I think there’s a lot of truth to that.
No one ever says “They are the most ethical, be sure to ask them about it.”
To know a company’s ethical bearing, you have to go to the source of ethical tension, which is in the defining moments faced by that organization’s leaders every day in dealing with all stakeholders. I’ve said it before: A defining moment is when two fundamental beliefs are in conflict with one another–people vs. profit dilution, transparency vs. legally required disclosure, honesty or efficiency.
It’s tough to say which company is “best” during those moments of truth, because many companies and their leaders haven’t had to face them all that often. Impeccable ethics don’t reside in policy and procedure. They reside in decisions and actions.
Being untested (or, frankly, merely the best at keeping our dirty laundry in the hamper) is not grounds for being labeled the “best.” The same is true of pretty much any subjective “best” list, whether it is best places to work, most reputable, most welcoming, most flexible, or otherwise.
Go to the source.
And, that’s where Liz Ryan leaves it, as will I…
Liz Ryan says:
“If you want to hear what employees think about a workplace, check out the reviews on Glassdoor and remember to trust your instincts above all other sources.”

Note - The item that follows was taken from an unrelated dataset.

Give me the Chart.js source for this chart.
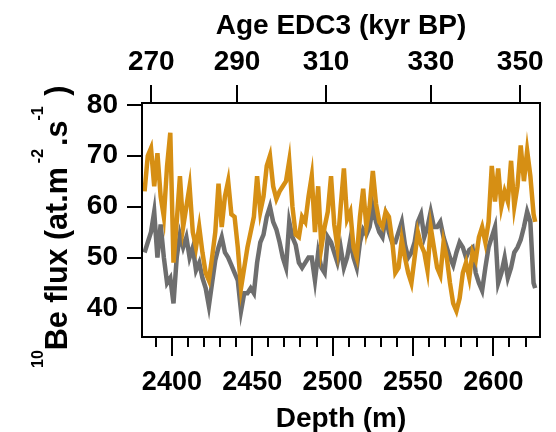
<!DOCTYPE html>
<html>
<head>
<meta charset="utf-8">
<script src="https://cdn.jsdelivr.net/npm/chart.js@4/dist/chart.umd.min.js"></script>
<style>
  body { margin: 0; background: #fff; }
  canvas { display: block; }
</style>
</head>
<body>
<canvas id="chart" width="556" height="432"></canvas>
<script>
// 深度 (m)
const depth = [
  2383, 2385, 2387, 2389, 2391, 2393, 2395, 2397, 2399, 2401,
  2403, 2405, 2407, 2409, 2411, 2413, 2415, 2417, 2419, 2421,
  2423, 2425, 2427, 2429, 2431, 2433, 2435, 2437, 2439, 2441,
  2443, 2445, 2447, 2449, 2451, 2453, 2455, 2457, 2459, 2461,
  2463, 2465, 2467, 2469, 2471, 2473, 2475, 2477, 2479, 2481,
  2483, 2485, 2487, 2489, 2491, 2493, 2495, 2497, 2499, 2501,
  2503, 2505, 2507, 2509, 2511, 2513, 2515, 2517, 2519, 2521,
  2523, 2525, 2527, 2529, 2531, 2533, 2535, 2537, 2539, 2541,
  2543, 2545, 2547, 2549, 2551, 2553, 2555, 2557, 2559, 2561,
  2563, 2565, 2567, 2569, 2571, 2573, 2575, 2577, 2579, 2581,
  2583, 2585, 2587, 2589, 2591, 2593, 2595, 2597, 2599, 2601,
  2603, 2605, 2607, 2609, 2611, 2613, 2615, 2617, 2619, 2621,
  2623, 2625, 2626
]

// オレンジ系列
const orangeFlux = [
  63, 70, 71.5, 64, 70.5, 62, 58, 68, 74.5, 49,
  57, 66, 56, 60, 64, 55, 52, 56, 51, 47,
  45.5, 50, 55, 64.5, 56, 62, 65, 58.5, 58, 52,
  44, 48, 52, 55, 58, 66, 59, 62, 68, 70,
  64, 61.5, 63, 64, 65, 69, 60, 54.5, 54, 58,
  57, 62, 66, 55, 64, 52, 56, 59, 66, 56.5,
  52, 60, 67.5, 57.5, 59, 52, 50, 58, 63.5, 56,
  60, 67, 60.5, 57, 56, 59, 58, 53.5, 47, 48,
  53.5, 50, 47, 45, 50, 55, 52.5, 51, 47.5, 56,
  52, 48, 46.5, 53, 50, 45, 41, 39.5, 42, 47,
  49, 46, 51, 49.5, 54, 56, 53, 57, 68, 61,
  67.5, 60, 63, 61, 69, 60, 64, 72, 65, 71,
  66, 58.5, 57
]

// グレー系列
const greyFlux = [
  51, 53, 55, 59, 50, 56.5, 50, 45, 46, 41,
  50, 54.5, 52, 54, 50, 52, 47.5, 49, 46, 44,
  40.5, 45, 49.5, 52, 54, 51, 50, 48.5, 47, 45.5,
  39.5, 43, 43, 44, 43, 49, 53, 54.5, 58, 60,
  57, 55.5, 53, 50, 48, 57, 54, 52.5, 49, 48,
  49, 50, 50, 45.5, 51, 48, 47, 54, 53, 51,
  49, 52, 48, 50, 53.5, 50, 48, 53, 55.5, 54.5,
  56, 60, 57, 55, 54, 58, 55, 53, 53, 55,
  57, 52.5, 50, 51, 53, 57, 58.5, 54, 56, 59,
  56, 56, 57, 54, 52, 50, 48.5, 51, 53, 52,
  50, 51.5, 52, 47, 45, 43.5, 48, 52, 54, 56,
  45, 47, 50, 46, 48, 51, 52, 53.5, 56, 59,
  57, 45, 44
]

// 軸の目盛
const depthTicks = [2390, 2400, 2410, 2420, 2430, 2440, 2450, 2460, 2470, 2480,
  2490, 2500, 2510, 2520, 2530, 2540, 2550, 2560, 2570, 2580, 2590, 2600, 2610, 2620]
const fluxTicks = [40, 50, 60, 70, 80]
const ageLabels = [270, 290, 310, 330, 350]
const ageDepths = [2387.2, 2440.5, 2495.9, 2561.1, 2616.7]

// 縦軸タイトル [文字, 上付き, 前の間隔]
const yTitleParts = [
  ['10', true, 0], ['Be flux (at.m', false, 0], ['-2', true, 4],
  ['.s', false, 3], ['-1', true, 0], [' )', false, 2]
]

const FONT = "'Liberation Sans', Arial, sans-serif"
Chart.defaults.font.family = FONT
Chart.defaults.font.weight = 'bold'
Chart.defaults.color = '#000'

const toPoints = vals => vals.map((v, i) => ({ x: depth[i], y: v }))

// 枠線
const framePlugin = {
  id: 'frame',
  afterDraw(chart) {
    const { ctx, chartArea: a } = chart
    ctx.save()
    ctx.strokeStyle = '#000'
    ctx.lineWidth = 2
    ctx.strokeRect(a.left, a.top, a.right - a.left, a.bottom - a.top)
    ctx.restore()
  }
}

// 縦軸タイトル (上付き付き)
const yTitlePlugin = {
  id: 'yTitle',
  afterDraw(chart) {
    const c = chart.ctx
    c.save()
    c.translate(67, 368)
    c.rotate(-Math.PI / 2)
    c.fillStyle = '#000'
    c.textAlign = 'left'
    c.textBaseline = 'alphabetic'
    let x = 0
    yTitleParts.forEach(([t, sup, gap]) => {
      x += gap
      c.font = `bold ${sup ? 16 : 30.5}px ${FONT}`
      c.fillText(t, x, sup ? -24 : 0)
      x += c.measureText(t).width
    })
    c.restore()
  }
}

const ctx = document.getElementById('chart').getContext('2d')
new Chart(ctx, {
  type: 'line',
  data: {
    datasets: [
      {
        data: toPoints(orangeFlux),
        borderColor: '#d68f14',
        borderWidth: 4.5,
        pointRadius: 0,
        tension: 0
      },
      {
        data: toPoints(greyFlux),
        borderColor: '#6e6e6e',
        borderWidth: 4.5,
        pointRadius: 0,
        tension: 0
      }
    ]
  },
  options: {
    responsive: false,
    animation: false,
    devicePixelRatio: 1,
    layout: { padding: { left: 0, right: 16, top: 0, bottom: 0 } },
    plugins: { legend: { display: false }, tooltip: { enabled: false } },
    scales: {
      x: {
        type: 'linear',
        position: 'bottom',
        min: 2381.4,
        max: 2629,
        afterBuildTicks: s => { s.ticks = depthTicks.map(v => ({ value: v })) },
        afterFit: s => { s.height = 95 },
        border: { display: false },
        grid: {
          drawOnChartArea: false,
          tickLength: 19,
          color: '#000',
          lineWidth: 2,
          tickBorderDash: c => (c.tick && c.tick.value % 50 !== 0) ? [10, 40] : []
        },
        ticks: {
          padding: 10,
          maxRotation: 0,
          autoSkip: false,
          font: { size: 27 },
          callback: v => (v % 50 === 0 ? String(v) : '')
        },
        title: {
          display: true,
          text: 'Depth (m)',
          font: { size: 28, lineHeight: 0.9 },
          padding: { top: 0, bottom: 0 }
        }
      },
      x2: {
        type: 'linear',
        position: 'top',
        min: 2381.4,
        max: 2629,
        afterBuildTicks: s => { s.ticks = ageDepths.map(v => ({ value: v })) },
        afterFit: s => { s.height = 103 },
        border: { display: false },
        grid: { drawOnChartArea: false, tickLength: 18, color: '#000', lineWidth: 2 },
        ticks: {
          padding: 6,
          maxRotation: 0,
          autoSkip: false,
          font: { size: 28 },
          callback: v => {
            const i = ageDepths.indexOf(v)
            return i >= 0 ? String(ageLabels[i]) : ''
          }
        },
        title: {
          display: true,
          text: 'Age EDC3 (kyr BP)',
          font: { size: 28 },
          padding: { top: 9, bottom: 0 }
        }
      },
      y: {
        type: 'linear',
        position: 'left',
        min: 34.4,
        max: 80.35,
        afterBuildTicks: s => { s.ticks = fluxTicks.map(v => ({ value: v })) },
        afterFit: s => { s.width = 142 },
        border: { display: false },
        grid: { drawOnChartArea: false, tickLength: 15, color: '#000', lineWidth: 2 },
        ticks: { padding: 9, font: { size: 28 } },
        title: { display: false }
      }
    }
  },
  plugins: [framePlugin, yTitlePlugin]
})
</script>
</body>
</html>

The short advice from me for those looking to due diligence a company from a reputation, ethics, or work environment standpoint is this:
- Go to Glassdoor–just as Ms. Ryan says–if you want to see what people think of their company and how that is trending
- Lacking a reliable base of responses on Glassdoor (which is still building), I’d go to the source. LinkedIn has made that maddeningly–for bad employers–simple. I say maddeningly only because bad employers have lost control of the messaging.
- For other issues, I’d go to companies’ communities, suppliers and customers (current and former) if I want to know about its ethics. And finally,
- I’d be sure to trust my gut when things seem iffy–if the air seems heavy, it probably is.
My advice for corporate execs thinking about how to “use” these surveys for PR or other purposes is threefold:
- First, focus on the issues, not on the test. I’d, honestly, focus on what people want compared to the mission of the organization vs. what some list tells me my organization should look like.
- Second, sure, I’d reference the surveys and what gets people excited outside my company–one has to attract talent, but I’d also ensure the internal voices are the most listened to. I’m not sure that’s always the case.
- Finally, consider the straitjacket that being on such a list might actually represent before deciding to participate. Being called reputable by somebody who really doesn’t want you to be called reputable every…single…year should give you pause when you think about the implications of falling off such a list.
Oh, and I’d also talk to people who used to work there. They give you insight and in most cases have nothing to “lose” by sharing a bit.
Once again, LinkedIn has made that a piece of cake.
Know what great is for you and the organization you lead, and work to represent it through thought and action.